Think Level Four

Here’s 100 Cr. Now go get that Nobel!

Just as I was settling down with my morning coffee on a cold December morning a week ago, out popped a headline from the front page of my newspaper.  “Bring Nobel ,take home Rs 100 Crore : N Chandrababu Naidu.”  A sum that was 17 times more than the prize money given out with the Nobel award and a proclamation that would have made Jeremy Bentham proud.Jeremy Bentham’s theory of motivation centred around man’s desire to avoid pain and seek pleasure( read money bonus and incentives). The carrot and stick theory of motivation, developed in the early years of the industrial revolution, propounded that any worker will work if the reward is big enough or the punishment sufficiently unpleasant.

This would put human beings alongside any donkey which keeps reaching for the carrot (100cr) while being careful not to slow down for fear of getting whipped by the stick. Fortunately for AP scientists there is no stick. However, North Korean athletes did not have it so good. According to the Korea Times, the North Korean Olympic team was given a strict medal target and those who failed could be punished by being moved to poor quality housing, having their rations reduced and, in the worst case scenario, being sent to the coal mines as punishment. Those who won medals would be rewarded with better housing,car and other gifts from the regime.
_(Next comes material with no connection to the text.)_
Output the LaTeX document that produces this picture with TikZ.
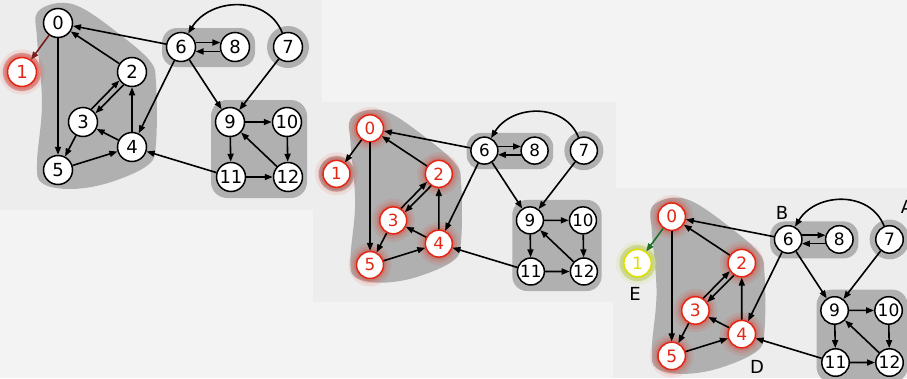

No prizes for guessing whether that worked. North Korea’s 31 athletes competed in 9 events and won just 2 gold medals,3 silvers and two bronzes. 

Dan Ariely, the James B. Duke Professor of Psychology and Behavioural Economics at Duke University, has shared the relationship of money and motivation through several of his books and articles. Ariely says using money to motivate people can be a double-edged sword. Low to moderate performance-based incentives can help for tasks that require cognitive ability. However when the incentive level is way too high,100 Cr in this case, it can command too much attention and thereby distract the person’s mind with thoughts about the reward. This may ultimately lead to stress and culminate in poor performance.

Alfie Kohn, author of Punished by Rewards, shares the same observation: that rewards kill instrinsic motivation and creativity. Kohn states that close to twenty research studies “show that people do inferior work when they are expecting to get a reward for it.”

Scientists work for a calling: A mission and purpose that drives them despite hardships for reaching their goals. Marie Curie aka Madame Curie, the first and the only woman to win a Nobel Prize in two different sciences worked twelve to fourteen hours a day. “She lived an almost monastic lifestyle in her early years in Paris,surviving on nothing but buttered bread and tea which left her anaemic and regularly fainting from hunger,” writes Roam Krznaric in “How to find fulfilling work.” Her work gave her meaning and purpose and she was driven by her passion for science.

Would she have been motivated by the 100 Cr prize money ? No prizes for guessing!